PROBLEM DESCRIPTION: Quote the listing below in its entirety.

SUPPLIED INFORMATION:
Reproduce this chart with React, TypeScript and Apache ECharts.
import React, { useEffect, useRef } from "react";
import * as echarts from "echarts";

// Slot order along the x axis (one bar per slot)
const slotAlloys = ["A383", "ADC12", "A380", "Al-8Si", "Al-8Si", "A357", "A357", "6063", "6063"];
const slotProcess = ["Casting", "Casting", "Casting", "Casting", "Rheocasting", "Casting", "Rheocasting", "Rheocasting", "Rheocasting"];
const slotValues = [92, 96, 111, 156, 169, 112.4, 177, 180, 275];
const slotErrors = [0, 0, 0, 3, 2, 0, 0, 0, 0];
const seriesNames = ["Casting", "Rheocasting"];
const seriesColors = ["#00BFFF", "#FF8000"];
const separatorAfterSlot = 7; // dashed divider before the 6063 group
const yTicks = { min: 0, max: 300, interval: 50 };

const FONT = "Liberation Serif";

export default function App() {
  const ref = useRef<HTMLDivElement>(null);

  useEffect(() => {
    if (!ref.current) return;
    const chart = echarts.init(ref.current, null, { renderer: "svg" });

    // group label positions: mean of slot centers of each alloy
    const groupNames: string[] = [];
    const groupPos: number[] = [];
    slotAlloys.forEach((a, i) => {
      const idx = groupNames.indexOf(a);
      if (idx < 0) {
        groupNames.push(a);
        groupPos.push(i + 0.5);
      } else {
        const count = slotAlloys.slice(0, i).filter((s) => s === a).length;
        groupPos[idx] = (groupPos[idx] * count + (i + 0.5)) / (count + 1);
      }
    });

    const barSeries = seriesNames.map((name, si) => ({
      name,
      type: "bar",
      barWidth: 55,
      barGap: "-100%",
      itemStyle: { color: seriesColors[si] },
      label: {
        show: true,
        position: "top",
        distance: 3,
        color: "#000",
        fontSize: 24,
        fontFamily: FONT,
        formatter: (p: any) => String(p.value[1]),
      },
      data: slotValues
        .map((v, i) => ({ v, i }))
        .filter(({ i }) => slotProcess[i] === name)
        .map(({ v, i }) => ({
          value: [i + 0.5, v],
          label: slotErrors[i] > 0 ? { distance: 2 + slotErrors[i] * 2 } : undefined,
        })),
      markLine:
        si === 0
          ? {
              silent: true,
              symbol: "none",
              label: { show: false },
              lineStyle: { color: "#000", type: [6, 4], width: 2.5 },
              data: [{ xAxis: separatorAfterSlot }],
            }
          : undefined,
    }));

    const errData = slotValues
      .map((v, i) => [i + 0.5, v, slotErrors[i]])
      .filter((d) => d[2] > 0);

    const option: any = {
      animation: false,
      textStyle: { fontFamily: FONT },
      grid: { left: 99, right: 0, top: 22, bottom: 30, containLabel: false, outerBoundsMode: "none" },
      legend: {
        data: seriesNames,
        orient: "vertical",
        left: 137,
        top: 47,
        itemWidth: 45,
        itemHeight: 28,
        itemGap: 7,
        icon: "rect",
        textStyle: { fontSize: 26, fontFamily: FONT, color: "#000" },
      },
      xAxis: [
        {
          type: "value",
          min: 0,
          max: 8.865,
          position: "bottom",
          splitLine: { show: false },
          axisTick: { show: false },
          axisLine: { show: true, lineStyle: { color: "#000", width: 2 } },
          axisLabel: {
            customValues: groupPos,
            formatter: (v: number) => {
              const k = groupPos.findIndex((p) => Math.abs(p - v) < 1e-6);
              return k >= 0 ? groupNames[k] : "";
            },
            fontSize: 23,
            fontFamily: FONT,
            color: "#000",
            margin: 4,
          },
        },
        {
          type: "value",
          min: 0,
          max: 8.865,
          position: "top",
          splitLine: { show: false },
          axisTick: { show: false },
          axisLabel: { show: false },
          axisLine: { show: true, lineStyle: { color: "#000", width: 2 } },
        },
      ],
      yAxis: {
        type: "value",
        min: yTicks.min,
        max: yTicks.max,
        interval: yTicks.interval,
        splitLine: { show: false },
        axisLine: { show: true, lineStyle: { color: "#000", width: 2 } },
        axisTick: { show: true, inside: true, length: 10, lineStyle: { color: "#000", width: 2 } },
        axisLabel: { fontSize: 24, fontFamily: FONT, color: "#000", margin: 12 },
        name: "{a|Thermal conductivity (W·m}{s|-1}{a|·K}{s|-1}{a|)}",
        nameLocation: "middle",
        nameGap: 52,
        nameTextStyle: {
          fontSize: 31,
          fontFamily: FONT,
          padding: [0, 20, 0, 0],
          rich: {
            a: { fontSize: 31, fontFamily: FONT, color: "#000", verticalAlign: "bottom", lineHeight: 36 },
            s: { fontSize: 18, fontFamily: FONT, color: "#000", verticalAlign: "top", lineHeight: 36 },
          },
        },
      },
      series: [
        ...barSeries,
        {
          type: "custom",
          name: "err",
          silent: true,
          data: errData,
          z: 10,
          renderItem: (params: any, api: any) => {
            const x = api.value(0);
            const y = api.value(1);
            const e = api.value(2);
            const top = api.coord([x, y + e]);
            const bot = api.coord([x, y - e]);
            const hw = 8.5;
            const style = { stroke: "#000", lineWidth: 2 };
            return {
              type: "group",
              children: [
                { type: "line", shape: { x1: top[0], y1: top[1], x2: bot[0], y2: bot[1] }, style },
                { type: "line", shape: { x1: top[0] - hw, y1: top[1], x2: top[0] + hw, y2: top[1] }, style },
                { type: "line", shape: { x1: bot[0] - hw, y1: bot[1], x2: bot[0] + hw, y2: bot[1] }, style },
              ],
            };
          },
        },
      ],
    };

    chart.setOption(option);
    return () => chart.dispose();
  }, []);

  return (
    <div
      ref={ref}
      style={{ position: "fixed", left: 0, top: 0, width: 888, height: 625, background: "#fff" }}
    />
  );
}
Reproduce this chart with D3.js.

RESULT BELOW:
Reproduce this chart with React, TypeScript and Apache ECharts.
import React, { useEffect, useRef } from "react";
import * as echarts from "echarts";

// Slot order along the x axis (one bar per slot)
const slotAlloys = ["A383", "ADC12", "A380", "Al-8Si", "Al-8Si", "A357", "A357", "6063", "6063"];
const slotProcess = ["Casting", "Casting", "Casting", "Casting", "Rheocasting", "Casting", "Rheocasting", "Rheocasting", "Rheocasting"];
const slotValues = [92, 96, 111, 156, 169, 112.4, 177, 180, 275];
const slotErrors = [0, 0, 0, 3, 2, 0, 0, 0, 0];
const seriesNames = ["Casting", "Rheocasting"];
const seriesColors = ["#00BFFF", "#FF8000"];
const separatorAfterSlot = 7; // dashed divider before the 6063 group
const yTicks = { min: 0, max: 300, interval: 50 };

const FONT = "Liberation Serif";

export default function App() {
  const ref = useRef<HTMLDivElement>(null);

  useEffect(() => {
    if (!ref.current) return;
    const chart = echarts.init(ref.current, null, { renderer: "svg" });

    // group label positions: mean of slot centers of each alloy
    const groupNames: string[] = [];
    const groupPos: number[] = [];
    slotAlloys.forEach((a, i) => {
      const idx = groupNames.indexOf(a);
      if (idx < 0) {
        groupNames.push(a);
        groupPos.push(i + 0.5);
      } else {
        const count = slotAlloys.slice(0, i).filter((s) => s === a).length;
        groupPos[idx] = (groupPos[idx] * count + (i + 0.5)) / (count + 1);
      }
    });

    const barSeries = seriesNames.map((name, si) => ({
      name,
      type: "bar",
      barWidth: 55,
      barGap: "-100%",
      itemStyle: { color: seriesColors[si] },
      label: {
        show: true,
        position: "top",
        distance: 3,
        color: "#000",
        fontSize: 24,
        fontFamily: FONT,
        formatter: (p: any) => String(p.value[1]),
      },
      data: slotValues
        .map((v, i) => ({ v, i }))
        .filter(({ i }) => slotProcess[i] === name)
        .map(({ v, i }) => ({
          value: [i + 0.5, v],
          label: slotErrors[i] > 0 ? { distance: 2 + slotErrors[i] * 2 } : undefined,
        })),
      markLine:
        si === 0
          ? {
              silent: true,
              symbol: "none",
              label: { show: false },
              lineStyle: { color: "#000", type: [6, 4], width: 2.5 },
              data: [{ xAxis: separatorAfterSlot }],
            }
          : undefined,
    }));

    const errData = slotValues
      .map((v, i) => [i + 0.5, v, slotErrors[i]])
      .filter((d) => d[2] > 0);

    const option: any = {
      animation: false,
      textStyle: { fontFamily: FONT },
      grid: { left: 99, right: 0, top: 22, bottom: 30, containLabel: false, outerBoundsMode: "none" },
      legend: {
        data: seriesNames,
        orient: "vertical",
        left: 137,
        top: 47,
        itemWidth: 45,
        itemHeight: 28,
        itemGap: 7,
        icon: "rect",
        textStyle: { fontSize: 26, fontFamily: FONT, color: "#000" },
      },
      xAxis: [
        {
          type: "value",
          min: 0,
          max: 8.865,
          position: "bottom",
          splitLine: { show: false },
          axisTick: { show: false },
          axisLine: { show: true, lineStyle: { color: "#000", width: 2 } },
          axisLabel: {
            customValues: groupPos,
            formatter: (v: number) => {
              const k = groupPos.findIndex((p) => Math.abs(p - v) < 1e-6);
              return k >= 0 ? groupNames[k] : "";
            },
            fontSize: 23,
            fontFamily: FONT,
            color: "#000",
            margin: 4,
          },
        },
        {
          type: "value",
          min: 0,
          max: 8.865,
          position: "top",
          splitLine: { show: false },
          axisTick: { show: false },
          axisLabel: { show: false },
          axisLine: { show: true, lineStyle: { color: "#000", width: 2 } },
        },
      ],
      yAxis: {
        type: "value",
        min: yTicks.min,
        max: yTicks.max,
        interval: yTicks.interval,
        splitLine: { show: false },
        axisLine: { show: true, lineStyle: { color: "#000", width: 2 } },
        axisTick: { show: true, inside: true, length: 10, lineStyle: { color: "#000", width: 2 } },
        axisLabel: { fontSize: 24, fontFamily: FONT, color: "#000", margin: 12 },
        name: "{a|Thermal conductivity (W·m}{s|-1}{a|·K}{s|-1}{a|)}",
        nameLocation: "middle",
        nameGap: 52,
        nameTextStyle: {
          fontSize: 31,
          fontFamily: FONT,
          padding: [0, 20, 0, 0],
          rich: {
            a: { fontSize: 31, fontFamily: FONT, color: "#000", verticalAlign: "bottom", lineHeight: 36 },
            s: { fontSize: 18, fontFamily: FONT, color: "#000", verticalAlign: "top", lineHeight: 36 },
          },
        },
      },
      series: [
        ...barSeries,
        {
          type: "custom",
          name: "err",
          silent: true,
          data: errData,
          z: 10,
          renderItem: (params: any, api: any) => {
            const x = api.value(0);
            const y = api.value(1);
            const e = api.value(2);
            const top = api.coord([x, y + e]);
            const bot = api.coord([x, y - e]);
            const hw = 8.5;
            const style = { stroke: "#000", lineWidth: 2 };
            return {
              type: "group",
              children: [
                { type: "line", shape: { x1: top[0], y1: top[1], x2: bot[0], y2: bot[1] }, style },
                { type: "line", shape: { x1: top[0] - hw, y1: top[1], x2: top[0] + hw, y2: top[1] }, style },
                { type: "line", shape: { x1: bot[0] - hw, y1: bot[1], x2: bot[0] + hw, y2: bot[1] }, style },
              ],
            };
          },
        },
      ],
    };

    chart.setOption(option);
    return () => chart.dispose();
  }, []);

  return (
    <div
      ref={ref}
      style={{ position: "fixed", left: 0, top: 0, width: 888, height: 625, background: "#fff" }}
    />
  );
}
Reproduce this chart with D3.js.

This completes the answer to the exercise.